STATED PROBLEM:
Write out only the lines from the start of the entries up to and including the line with "plt.rcParams['mathtext.fontset'] = 'stix'"; please skip the pictures.

EXTRACTED INFORMATION:
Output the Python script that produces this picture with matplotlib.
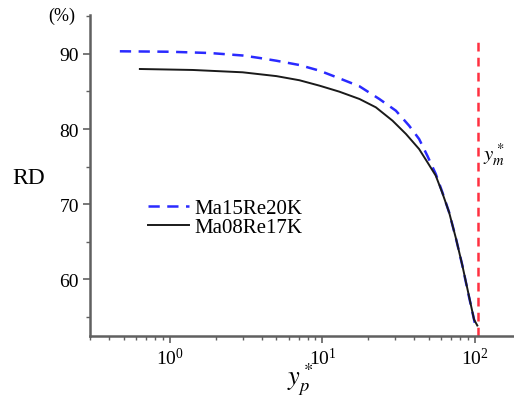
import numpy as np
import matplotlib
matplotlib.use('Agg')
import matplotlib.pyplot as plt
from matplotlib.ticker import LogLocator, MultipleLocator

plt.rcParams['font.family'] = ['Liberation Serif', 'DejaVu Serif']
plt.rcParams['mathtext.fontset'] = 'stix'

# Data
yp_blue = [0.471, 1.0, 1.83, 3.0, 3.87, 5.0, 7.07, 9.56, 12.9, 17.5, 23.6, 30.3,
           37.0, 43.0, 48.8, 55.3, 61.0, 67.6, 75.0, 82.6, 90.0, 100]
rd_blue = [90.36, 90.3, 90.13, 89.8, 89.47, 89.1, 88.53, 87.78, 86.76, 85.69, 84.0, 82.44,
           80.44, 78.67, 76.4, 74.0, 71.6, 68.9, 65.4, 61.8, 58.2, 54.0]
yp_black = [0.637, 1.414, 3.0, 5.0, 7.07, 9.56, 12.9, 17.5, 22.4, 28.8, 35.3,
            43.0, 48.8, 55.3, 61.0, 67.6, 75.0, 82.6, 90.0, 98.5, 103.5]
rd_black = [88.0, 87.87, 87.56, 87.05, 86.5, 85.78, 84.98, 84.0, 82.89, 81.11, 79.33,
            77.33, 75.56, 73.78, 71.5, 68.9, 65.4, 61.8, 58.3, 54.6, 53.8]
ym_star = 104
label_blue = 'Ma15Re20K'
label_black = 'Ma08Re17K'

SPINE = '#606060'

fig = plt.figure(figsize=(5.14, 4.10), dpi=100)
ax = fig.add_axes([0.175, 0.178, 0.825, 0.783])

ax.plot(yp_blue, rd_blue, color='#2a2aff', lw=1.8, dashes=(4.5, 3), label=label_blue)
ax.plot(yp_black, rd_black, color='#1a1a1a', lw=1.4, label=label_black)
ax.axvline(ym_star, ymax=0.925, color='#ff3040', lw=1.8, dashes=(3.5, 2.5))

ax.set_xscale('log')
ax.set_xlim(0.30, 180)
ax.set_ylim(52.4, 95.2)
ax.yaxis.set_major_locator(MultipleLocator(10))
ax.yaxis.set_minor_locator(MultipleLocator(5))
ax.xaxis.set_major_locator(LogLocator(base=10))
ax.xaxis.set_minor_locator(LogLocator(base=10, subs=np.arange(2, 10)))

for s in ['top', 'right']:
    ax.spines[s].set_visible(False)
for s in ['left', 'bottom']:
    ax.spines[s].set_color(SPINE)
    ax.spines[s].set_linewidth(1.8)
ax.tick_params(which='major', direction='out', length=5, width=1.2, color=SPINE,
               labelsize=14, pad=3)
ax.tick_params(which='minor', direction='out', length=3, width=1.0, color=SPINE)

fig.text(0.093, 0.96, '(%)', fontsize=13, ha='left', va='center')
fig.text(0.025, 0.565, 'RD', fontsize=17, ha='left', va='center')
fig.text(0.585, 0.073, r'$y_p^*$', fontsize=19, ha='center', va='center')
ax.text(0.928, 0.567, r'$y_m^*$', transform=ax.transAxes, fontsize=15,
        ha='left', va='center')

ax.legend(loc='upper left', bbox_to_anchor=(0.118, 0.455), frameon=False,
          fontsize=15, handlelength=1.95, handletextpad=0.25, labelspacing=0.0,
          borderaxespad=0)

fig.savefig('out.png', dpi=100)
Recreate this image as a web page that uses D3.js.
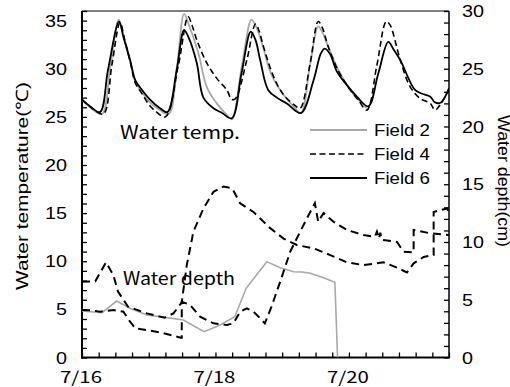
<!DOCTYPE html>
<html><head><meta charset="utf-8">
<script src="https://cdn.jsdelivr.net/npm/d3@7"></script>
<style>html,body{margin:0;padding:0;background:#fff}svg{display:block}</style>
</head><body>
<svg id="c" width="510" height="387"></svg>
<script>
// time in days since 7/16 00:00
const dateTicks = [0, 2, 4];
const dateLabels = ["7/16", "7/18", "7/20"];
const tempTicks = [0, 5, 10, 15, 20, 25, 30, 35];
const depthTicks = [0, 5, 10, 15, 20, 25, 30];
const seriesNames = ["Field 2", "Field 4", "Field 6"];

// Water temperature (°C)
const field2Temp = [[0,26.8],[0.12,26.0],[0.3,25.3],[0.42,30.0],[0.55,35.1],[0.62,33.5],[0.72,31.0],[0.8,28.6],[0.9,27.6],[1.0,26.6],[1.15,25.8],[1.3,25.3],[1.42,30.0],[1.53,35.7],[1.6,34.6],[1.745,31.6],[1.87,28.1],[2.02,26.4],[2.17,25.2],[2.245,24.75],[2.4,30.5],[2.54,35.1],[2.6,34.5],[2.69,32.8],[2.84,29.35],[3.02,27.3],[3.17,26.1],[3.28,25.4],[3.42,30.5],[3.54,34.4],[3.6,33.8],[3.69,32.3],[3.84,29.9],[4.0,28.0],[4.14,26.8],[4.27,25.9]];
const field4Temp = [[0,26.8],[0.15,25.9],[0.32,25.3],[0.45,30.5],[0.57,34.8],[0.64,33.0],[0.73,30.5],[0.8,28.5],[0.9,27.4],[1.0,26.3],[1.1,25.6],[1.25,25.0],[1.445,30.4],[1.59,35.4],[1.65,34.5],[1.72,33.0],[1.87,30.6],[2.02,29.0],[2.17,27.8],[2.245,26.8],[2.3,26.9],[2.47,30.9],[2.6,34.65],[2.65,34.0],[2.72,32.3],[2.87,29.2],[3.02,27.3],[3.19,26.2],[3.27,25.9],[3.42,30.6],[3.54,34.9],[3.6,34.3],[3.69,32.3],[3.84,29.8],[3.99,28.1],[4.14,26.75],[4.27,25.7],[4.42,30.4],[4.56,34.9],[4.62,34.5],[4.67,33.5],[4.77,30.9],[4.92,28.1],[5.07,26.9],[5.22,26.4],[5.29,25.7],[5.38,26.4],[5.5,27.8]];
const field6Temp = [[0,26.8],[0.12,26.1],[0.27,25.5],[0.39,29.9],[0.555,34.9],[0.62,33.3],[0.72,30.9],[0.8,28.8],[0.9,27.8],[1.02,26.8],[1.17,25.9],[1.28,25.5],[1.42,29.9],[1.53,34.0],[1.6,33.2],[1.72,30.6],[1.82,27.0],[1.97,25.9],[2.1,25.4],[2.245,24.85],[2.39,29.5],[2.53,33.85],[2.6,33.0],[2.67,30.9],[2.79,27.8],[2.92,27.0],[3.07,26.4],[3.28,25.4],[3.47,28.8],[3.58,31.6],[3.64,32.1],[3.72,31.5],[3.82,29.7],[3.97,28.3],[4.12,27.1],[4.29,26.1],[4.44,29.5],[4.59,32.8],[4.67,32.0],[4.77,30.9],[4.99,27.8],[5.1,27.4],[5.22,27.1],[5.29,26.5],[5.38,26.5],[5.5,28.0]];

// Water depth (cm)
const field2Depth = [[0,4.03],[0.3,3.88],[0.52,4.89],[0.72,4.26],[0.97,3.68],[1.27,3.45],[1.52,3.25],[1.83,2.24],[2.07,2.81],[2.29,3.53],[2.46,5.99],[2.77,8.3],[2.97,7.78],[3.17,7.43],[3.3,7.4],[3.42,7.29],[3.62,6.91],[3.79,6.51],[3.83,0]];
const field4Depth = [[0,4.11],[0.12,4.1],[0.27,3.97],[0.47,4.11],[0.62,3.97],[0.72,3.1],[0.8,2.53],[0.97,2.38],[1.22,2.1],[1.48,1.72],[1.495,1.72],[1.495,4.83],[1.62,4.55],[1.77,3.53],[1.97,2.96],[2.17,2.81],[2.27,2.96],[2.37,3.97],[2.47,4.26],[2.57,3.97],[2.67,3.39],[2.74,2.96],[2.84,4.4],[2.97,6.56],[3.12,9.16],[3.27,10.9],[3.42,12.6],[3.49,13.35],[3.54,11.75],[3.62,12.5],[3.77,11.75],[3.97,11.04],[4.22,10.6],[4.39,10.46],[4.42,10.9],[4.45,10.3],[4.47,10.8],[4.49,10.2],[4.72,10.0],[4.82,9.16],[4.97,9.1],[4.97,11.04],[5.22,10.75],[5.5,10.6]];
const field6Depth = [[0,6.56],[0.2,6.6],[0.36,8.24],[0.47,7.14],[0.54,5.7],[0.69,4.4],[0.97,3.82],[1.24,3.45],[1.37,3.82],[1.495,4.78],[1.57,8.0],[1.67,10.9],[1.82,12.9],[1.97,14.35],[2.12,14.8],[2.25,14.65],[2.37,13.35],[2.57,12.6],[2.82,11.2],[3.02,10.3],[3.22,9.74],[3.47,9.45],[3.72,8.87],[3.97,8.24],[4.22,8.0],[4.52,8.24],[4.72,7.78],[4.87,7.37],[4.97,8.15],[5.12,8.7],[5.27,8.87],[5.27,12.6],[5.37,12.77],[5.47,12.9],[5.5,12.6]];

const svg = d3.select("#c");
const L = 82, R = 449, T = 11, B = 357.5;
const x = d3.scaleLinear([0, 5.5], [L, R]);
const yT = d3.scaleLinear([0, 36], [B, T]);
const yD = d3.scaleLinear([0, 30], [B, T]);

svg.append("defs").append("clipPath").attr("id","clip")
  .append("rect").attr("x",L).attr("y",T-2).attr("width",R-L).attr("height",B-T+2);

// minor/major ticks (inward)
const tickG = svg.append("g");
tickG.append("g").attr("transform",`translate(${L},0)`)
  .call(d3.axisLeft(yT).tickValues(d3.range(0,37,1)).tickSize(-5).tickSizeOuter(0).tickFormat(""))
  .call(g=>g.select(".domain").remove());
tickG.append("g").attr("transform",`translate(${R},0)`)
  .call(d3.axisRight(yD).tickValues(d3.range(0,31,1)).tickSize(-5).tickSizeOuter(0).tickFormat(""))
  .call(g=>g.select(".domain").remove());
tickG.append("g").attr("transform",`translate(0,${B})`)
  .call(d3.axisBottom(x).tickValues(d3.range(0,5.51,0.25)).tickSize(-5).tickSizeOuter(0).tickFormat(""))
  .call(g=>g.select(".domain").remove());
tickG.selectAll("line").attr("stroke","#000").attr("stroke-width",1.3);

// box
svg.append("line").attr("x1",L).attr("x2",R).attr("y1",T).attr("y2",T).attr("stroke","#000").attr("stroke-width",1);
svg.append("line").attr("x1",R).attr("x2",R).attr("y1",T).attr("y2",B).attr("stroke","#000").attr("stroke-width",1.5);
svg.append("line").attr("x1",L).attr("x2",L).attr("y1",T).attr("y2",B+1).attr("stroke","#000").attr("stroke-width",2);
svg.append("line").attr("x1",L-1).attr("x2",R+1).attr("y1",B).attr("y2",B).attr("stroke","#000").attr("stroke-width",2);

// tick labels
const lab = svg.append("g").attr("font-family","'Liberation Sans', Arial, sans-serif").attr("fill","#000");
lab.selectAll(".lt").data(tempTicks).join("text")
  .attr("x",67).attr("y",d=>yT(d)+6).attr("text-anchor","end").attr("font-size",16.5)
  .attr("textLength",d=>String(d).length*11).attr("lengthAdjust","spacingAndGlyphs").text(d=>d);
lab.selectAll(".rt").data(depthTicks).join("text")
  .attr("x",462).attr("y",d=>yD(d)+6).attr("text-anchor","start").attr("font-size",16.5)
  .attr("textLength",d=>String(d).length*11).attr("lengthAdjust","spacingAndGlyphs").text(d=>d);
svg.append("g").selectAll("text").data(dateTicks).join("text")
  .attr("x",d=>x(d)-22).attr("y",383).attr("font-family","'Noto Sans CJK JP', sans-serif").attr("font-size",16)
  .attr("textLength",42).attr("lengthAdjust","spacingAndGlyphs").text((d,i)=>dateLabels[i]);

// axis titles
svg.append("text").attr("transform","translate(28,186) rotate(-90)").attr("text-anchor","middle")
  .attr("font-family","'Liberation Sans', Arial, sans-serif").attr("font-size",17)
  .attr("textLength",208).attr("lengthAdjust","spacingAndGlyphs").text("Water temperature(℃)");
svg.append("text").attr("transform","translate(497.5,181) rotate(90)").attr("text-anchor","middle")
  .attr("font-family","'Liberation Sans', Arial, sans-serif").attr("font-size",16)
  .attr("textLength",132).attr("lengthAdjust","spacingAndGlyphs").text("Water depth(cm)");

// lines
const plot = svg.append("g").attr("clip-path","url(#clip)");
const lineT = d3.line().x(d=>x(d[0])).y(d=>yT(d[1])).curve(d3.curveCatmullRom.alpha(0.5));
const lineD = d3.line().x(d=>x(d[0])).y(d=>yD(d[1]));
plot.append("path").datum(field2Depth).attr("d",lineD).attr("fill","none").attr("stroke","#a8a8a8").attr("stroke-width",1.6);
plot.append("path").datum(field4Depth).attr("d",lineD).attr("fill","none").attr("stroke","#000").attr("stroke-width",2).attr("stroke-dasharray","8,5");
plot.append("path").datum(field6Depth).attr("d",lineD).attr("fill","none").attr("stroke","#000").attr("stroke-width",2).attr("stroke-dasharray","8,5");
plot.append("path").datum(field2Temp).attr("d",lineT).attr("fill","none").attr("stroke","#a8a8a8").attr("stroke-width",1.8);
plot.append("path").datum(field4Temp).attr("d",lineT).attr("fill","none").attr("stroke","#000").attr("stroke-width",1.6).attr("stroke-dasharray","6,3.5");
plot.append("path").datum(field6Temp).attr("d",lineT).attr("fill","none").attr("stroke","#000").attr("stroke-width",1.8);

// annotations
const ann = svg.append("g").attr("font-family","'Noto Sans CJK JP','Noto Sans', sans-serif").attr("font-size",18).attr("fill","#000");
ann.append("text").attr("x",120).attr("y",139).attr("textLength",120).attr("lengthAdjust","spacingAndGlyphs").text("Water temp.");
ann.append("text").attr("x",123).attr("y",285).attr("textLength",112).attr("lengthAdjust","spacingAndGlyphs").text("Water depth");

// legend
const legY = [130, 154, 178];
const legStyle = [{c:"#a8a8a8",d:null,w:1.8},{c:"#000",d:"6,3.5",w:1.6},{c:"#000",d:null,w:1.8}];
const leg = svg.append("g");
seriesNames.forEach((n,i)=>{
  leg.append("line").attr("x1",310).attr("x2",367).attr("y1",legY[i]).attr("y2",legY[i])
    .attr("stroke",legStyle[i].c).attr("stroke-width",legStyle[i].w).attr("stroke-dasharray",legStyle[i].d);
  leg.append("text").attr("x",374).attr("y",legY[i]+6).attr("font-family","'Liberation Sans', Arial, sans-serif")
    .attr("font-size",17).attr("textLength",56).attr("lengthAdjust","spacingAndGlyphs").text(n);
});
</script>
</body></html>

ANSWER TO THE EXERCISE:
Output the Python script that produces this picture with matplotlib.
import numpy as np
import matplotlib
matplotlib.use('Agg')
import matplotlib.pyplot as plt
from matplotlib.ticker import LogLocator, MultipleLocator

plt.rcParams['font.family'] = ['Liberation Serif', 'DejaVu Serif']
plt.rcParams['mathtext.fontset'] = 'stix'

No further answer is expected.